Most of what is written about “great communication” is anecdote. A clever ad. A surprising stunt. A leader who said the right thing at the right moment. The anecdotes are not wrong — they are accurate descriptions of memorable moments — but they tend to leave the reader without any tools for repeating them. Reading them is like watching a magician without ever learning the trick.

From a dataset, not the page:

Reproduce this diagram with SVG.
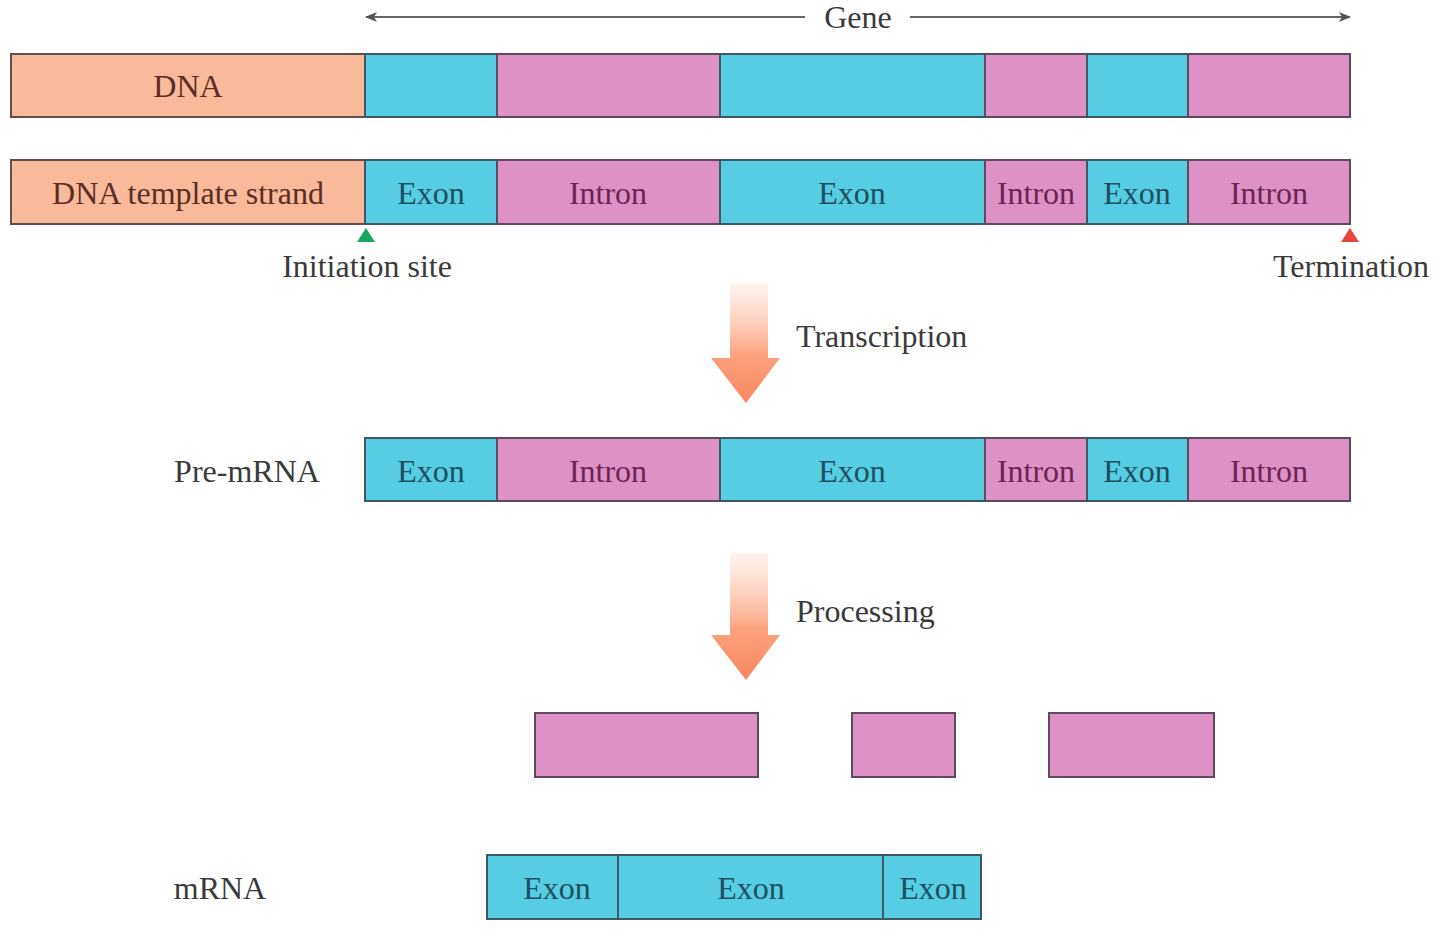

These case studies are different. Each one is a moment in which a communicator, knowingly or not, navigated the three gates and engaged the five drivers in a way that produced disproportionate attention — and held it long enough to matter. The point of reading them is not to admire. It is to learn what was actually done, in framework terms, so it can be done again.
The case studies
- Case Study 01 Volvo Trucks — The Epic Split Jean-Claude Van Damme, the splits between two reversing trucks, and the engineering claim that travelled the world. A masterclass in how restraint earns more attention than noise.
- Case Study 02 Spotify — NATURE as a Featured Artist How a precise change to platform metadata made a rainforest into a credited artist, and turned ambient listening into conservation funding.
- Case Study 03 Operation Fortitude Inflatable tanks. A Spanish fantasist with twenty-seven imaginary friends. A disgraced general lending his reputation to a phantom army. The largest misdirection in history.
- Case Study 04 Cadbury’s Gorilla No chocolate, no product shot, no voiceover. Ninety seconds of a gorilla, a drum kit, and Phil Collins — and the rehabilitation of a brand in crisis.
- Case Study 05 The Kennedy–Nixon Debate Same words, same arguments. Radio listeners thought Nixon won. Television viewers thought Kennedy won by a landslide. How the medium changed which drivers mattered.
- Case Study 06 Jaguar — A Cautionary Tale In November 2024, Jaguar killed its own logo. Attention spiked. Sales did not. A study in confusing noise with signal.
- Case Study 07 International Orange The colour that refuses to be ignored. The Golden Gate Bridge, the X-1, NASA’s pumpkin suits — and the colour you’re reading right now.